Coun­cil, home-shar­ing ser­vices bat­tle over leg­is­la­tion

Ar­gue whether res­i­dents need in­come to sur­vive

The Washington Times Daily - - METRO - BY RYAN M. MCDER­MOTT

City law­mak­ers and the home-shar­ing in­dus­try traded barbs Wednesday over a bill that would set up a reg­u­la­tory frame­work for res­i­dents who rent prop­er­ties for short-term stays via ser­vices like Airbnb.

“Sen­si­ble, rea­son­able reg­u­la­tion is not the en­emy of in­no­va­tion,” D.C. Coun­cil mem­ber Kenyon McDuffie, who in­tro­duced the leg­is­la­tion, said at a public hear­ing.

AirBnB and other home-shar­ing op­er­a­tions took is­sue with the leg­is­la­tion, say­ing that while they sup­port some reg­u­la­tion, the stan­dards set in the McDuffie bill would pre­vent many short-term renters from mak­ing enough money to get by.

“Home shar­ing has been a life­line for many users,” Wil­liam Burns, AirBnB senior ad­viser and a former Chicago al­der­man, said at the hear­ing. “[AirBnB] wants to be reg­u­lated — fairly, rea­son­ably, and in a way that al­lows D.C. fam­i­lies to share their homes to make ends meet.”

Mr. McDuffie and sup­port­ers of his bill say some peo­ple us­ing those ser­vices aren’t strug­gling to get by and are tak­ing ad­van­tage of an un­reg­u­lated mar­ket.

The Ward 5 Demo­crat has the backing of the ho­tel in­dus­try and lo­cal so­cial jus­tice groups that said some bad ac­tors use ser­vices like AirBnB as a com­mer­cial ven­ture, buy­ing up sev­eral prop­er­ties and rent­ing them out at high prices.

“I see in­vestors buy­ing three or more homes and con­vert­ing them into full-time AirBnB homes,” said Valerie Ervin of the D.C. Work­ing Fam­i­lies Party. “They’re treat­ing rent-con­trolled apart­ments like ho­tel rooms.”

Most coun­cil mem­bers at the hear­ing agreed that there should be some reg­u­la­tion, but that it would take some work to make sure ev­ery­one is taken care of.

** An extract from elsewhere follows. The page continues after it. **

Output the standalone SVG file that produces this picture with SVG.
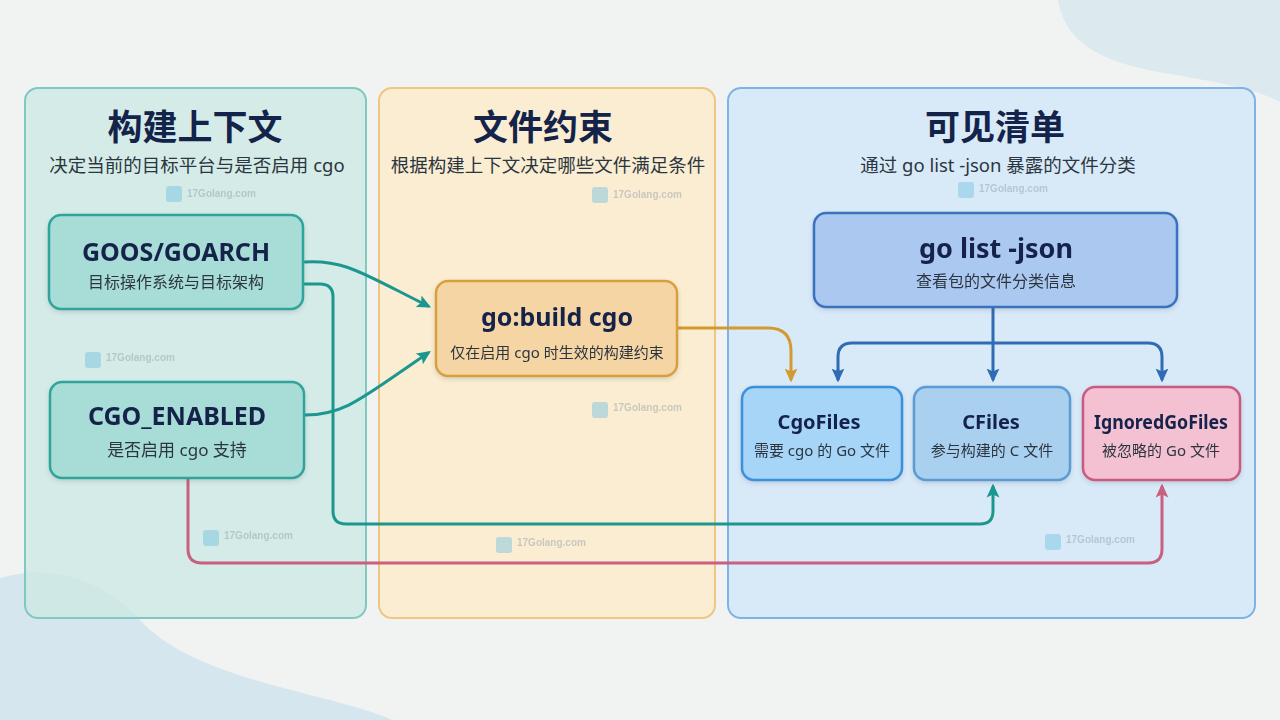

“We have to fig­ure out how we can reg­u­late short term rentals in a way that makes sense for the city,” said Robert White, at-large Demo­crat.

Un­der cur­rent law, short-term rental hosts are re­quired to ob­tain a busi­ness li­cense like that for ho­tels and other hos­pi­tal­ity en­ter­prises. AirBnB said it does not check whether its hosts com­ply with lo­cal per­mit­ting or zon­ing laws in any ju­ris­dic­tion.

The McDuffie leg­is­la­tion — the Short Term Rental Reg­u­la­tion and Af­ford­able Hous­ing Protection Act — would cre­ate a li­cense specif­i­cally for short-term rentals. Hosts would be re­quired to live at their rental prop­er­ties or be present dur­ing the short-term stays, and no host could reg­is­ter more than one prop­erty for rent.

AirBnB pro­posed that it would be com­fort­able lim­it­ing the num­ber of prop­erty list­ings to three per host.

The bill does of­fer some relief for its on-prop­erty re­quire­ment: Own­ers could rent their units as “va­ca­tion rentals” for up to 15 nights per year with­out be­ing present on the prop­er­ties. Mr. McDuffie said he is open to in­creas­ing the num­ber of days to 25 for va­ca­tion rentals.

Vi­o­la­tors would face fines from $1,000 to $7,000. Half of the fine col­lec­tions will go to the city’s gen­eral fund; the other half to the District’s Hous­ing Pro­duc­tion Trust Fund.

Res­i­dents on both sides of the ar­gu­ment came out in droves to tes­tify Wednesday be­fore the coun­cil.

“This bill would stran­gle the abil­ity of D.C. res­i­dents — many of whom are sim­ply seek­ing to earn small frac­tions of ex­tra in­come by us­ing their big­gest as­set — to par­tic­i­pate in the growth of the District’s bur­geon­ing tourism in­dus­try,” said Cathy Cook, an Airbnb host and Ward 2 home­owner.